On my way out, I did not fail to notice two plainclothesmen, obviously from the CID, who would have been instructed to report on the visitors coming to see the ex-Minister. My suspicions were confirmed when two days later Secy/Defence told me that my visit had been duly brought to the notice of President JR who had enquired from Gen Attygalla why I had paid the visit to Mr. Mathew’s residence. On being told by Secy./Defence that I had told him beforehand of my visit to the ex-Minister’s residence, as the latter had been good to me during my stay in that Ministry, President JR had only remarked ‘Showing one’s gratitude is a good quality’ and left things at that.

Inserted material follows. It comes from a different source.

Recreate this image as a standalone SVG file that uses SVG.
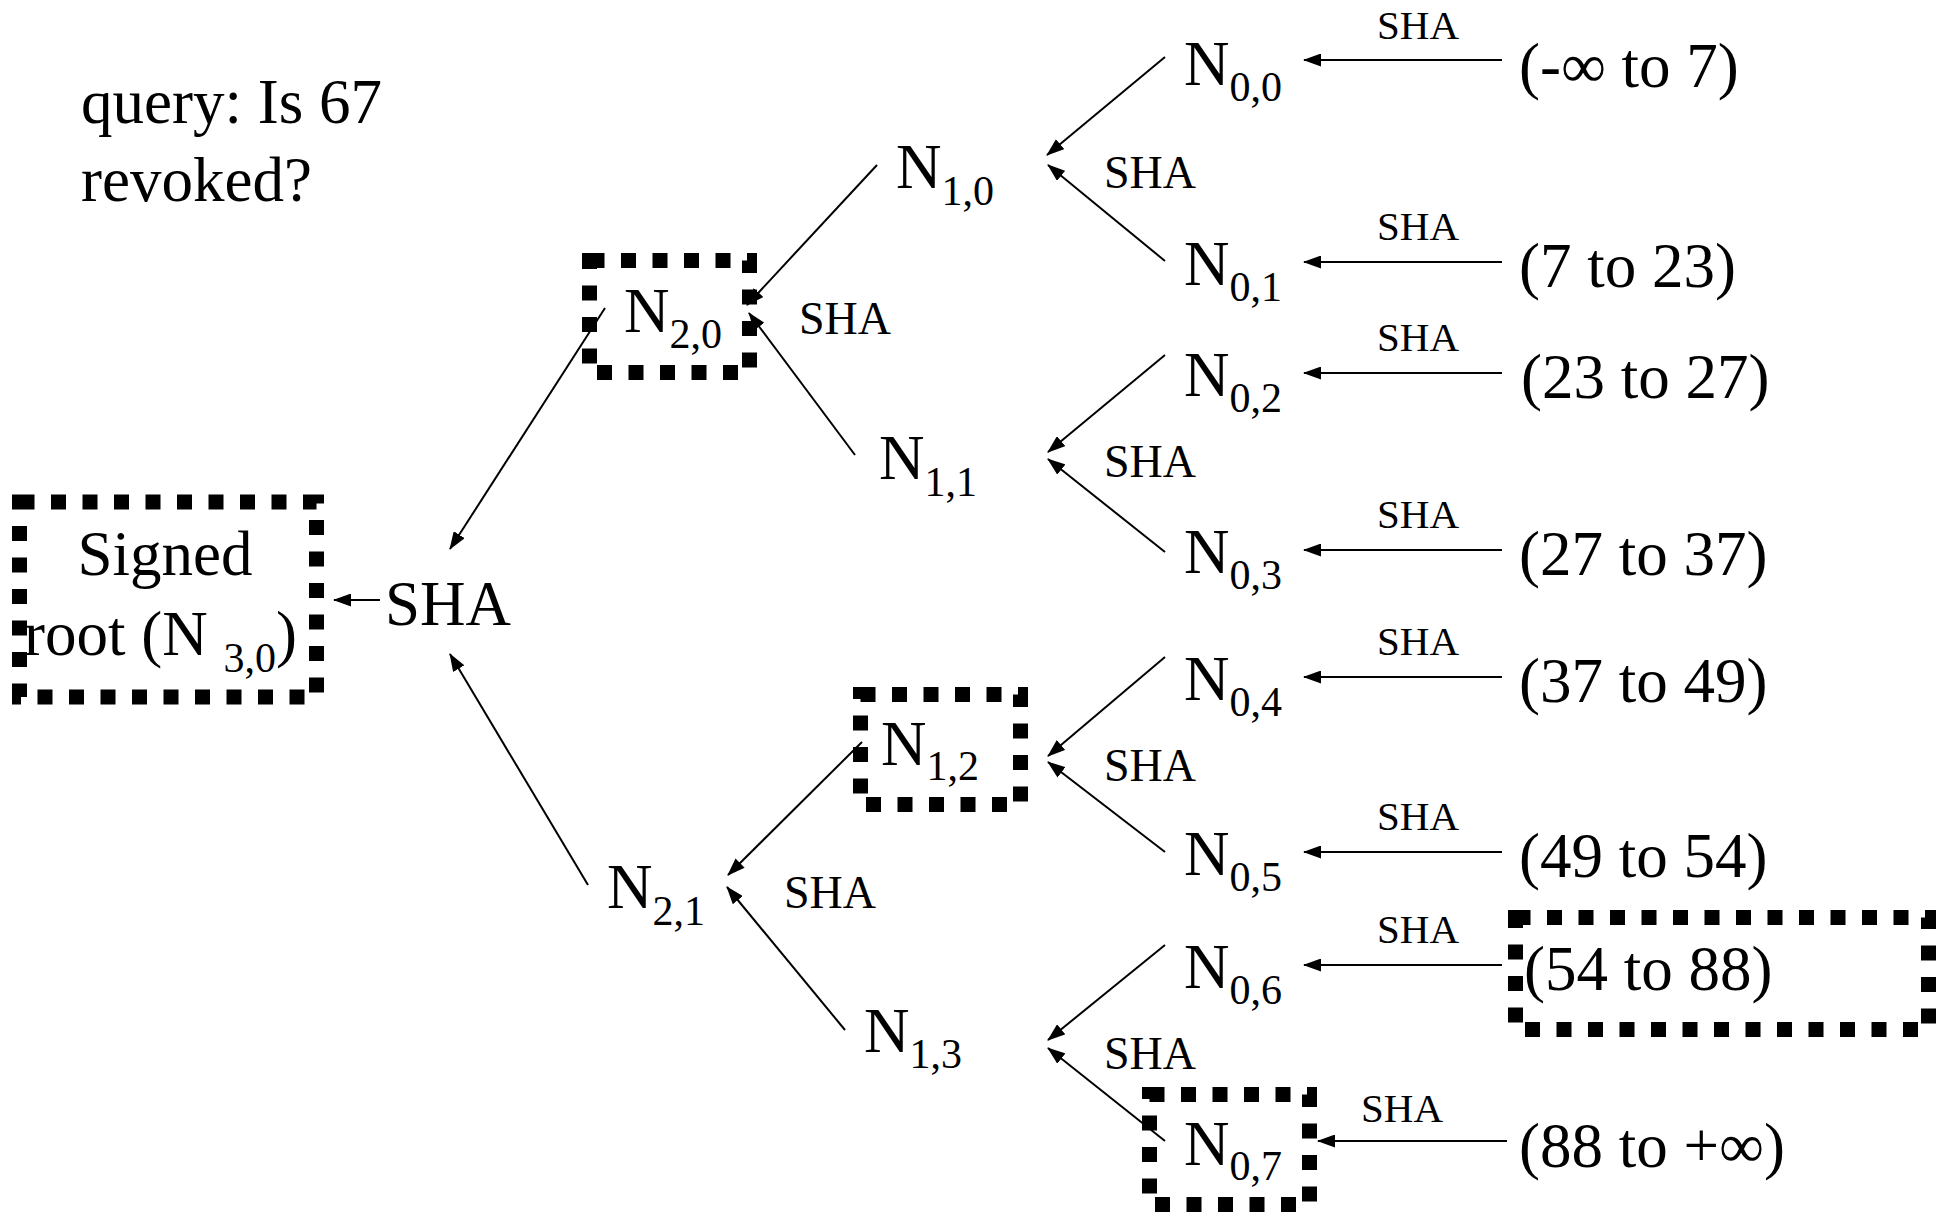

After President JR stepped down from office, Stanley Kirinde and I visited him at home where he had a long and relaxed chat with us, in the course of which he said that he had known my father- in- law, ’Edo’ as he called him, from school days, adding that the two of them had played in the Royal College cricket team which had been captained by my father- in- law in 1927.
With his storehouse of anecdotes, President JR was an excellent raconteur. Although he had a dead pan face and was impassive in public, President JR had an impish sense of humour and was quite convivial and relaxed in known company, which gave one a surprisingly revealing glimpse of this little known aspect of his personality. He was clever and at times wily in dealing with men and matters. His cleverness could be gauged by the amazing volte- face he was able to maneuver and get the Indians to do by getting them, who were the veritable creators of the LTTE fighting cadres, to come round to fighting them on Sri Lankan soil. The LTTE never forgave India’s favourite son Rajiv Gandhi who was made to pay the supreme price, for the latter’s peace endeavours.